Directions: For passages 1 to 4, each passage is followed by some questions or unfinished statements. For each of them there are four choices marked A), B), C) and D). You should decide on the best choice and write the corresponding letter on the Answer Sheet.
Passage 4
In the fall of 1924 Thomas Wolfe, fresh from his course in playwright at Harvard, joined the eight or ten of us who were teaching English composition in New York University. I had never before seen a man so tall as he, and so ungraceful. I pitied him and went out of my way to help him get adjusted to his work and to make him feel at home.

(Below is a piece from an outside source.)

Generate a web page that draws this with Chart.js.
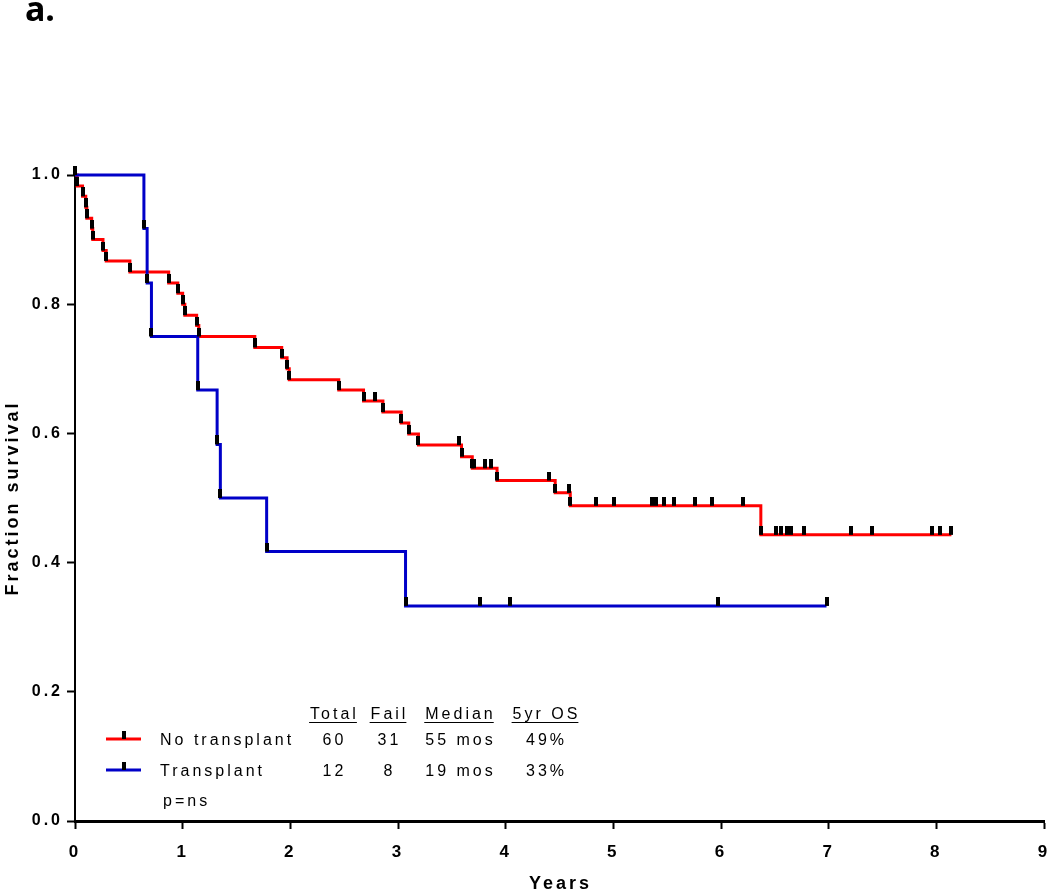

His students soon let me know that he had no need of my protectiveness. They spoke of his ability to describe a simple event in such a manner as to have them roaring with laughter or struggling to keep back their tears, of his readiness to quote in detail from any poet they could name, of his habit of writing three pages of comment on a student’s one-page composition and of his astonishing ease in expressing in words anything he had seen or heard or tasted or felt.
Indeed his students made so much of his powers of observation that I decided to make a little test and see for myself. My opportunity came one morning when the students were slowly gathering for nine-o’clock classes.
Upon arriving at the university that day, I found Wolfe alone in the large room which served all the English composition teachers as an office. He made no protest when I asked him to come with me out into the hall, and he only smiled when we reached a classroom door and I told him to enter alone and look around.
He stepped in, remained no more than thirty seconds and then came out. “Tell me what I see,” I said as I took his place in the room, leaving him in the hall with his back to the door. Without the least hesitation and without a single error, he gave the number of seats in the room, identified those which were occupied by boys and those occupied by girls, named the colors each student was wearing, pointed out the Latin verb written on the blackboard, spoke of the chalk marks which the cleaner had failed to wash from the floor, and pictured in detail the view of Washington Square from the windows.
As I rejoined Wolfe, I was speechless with amazement. He, on the contrary, was wholly calm as he said, “The worst thing about it is that I’ll remember it all.”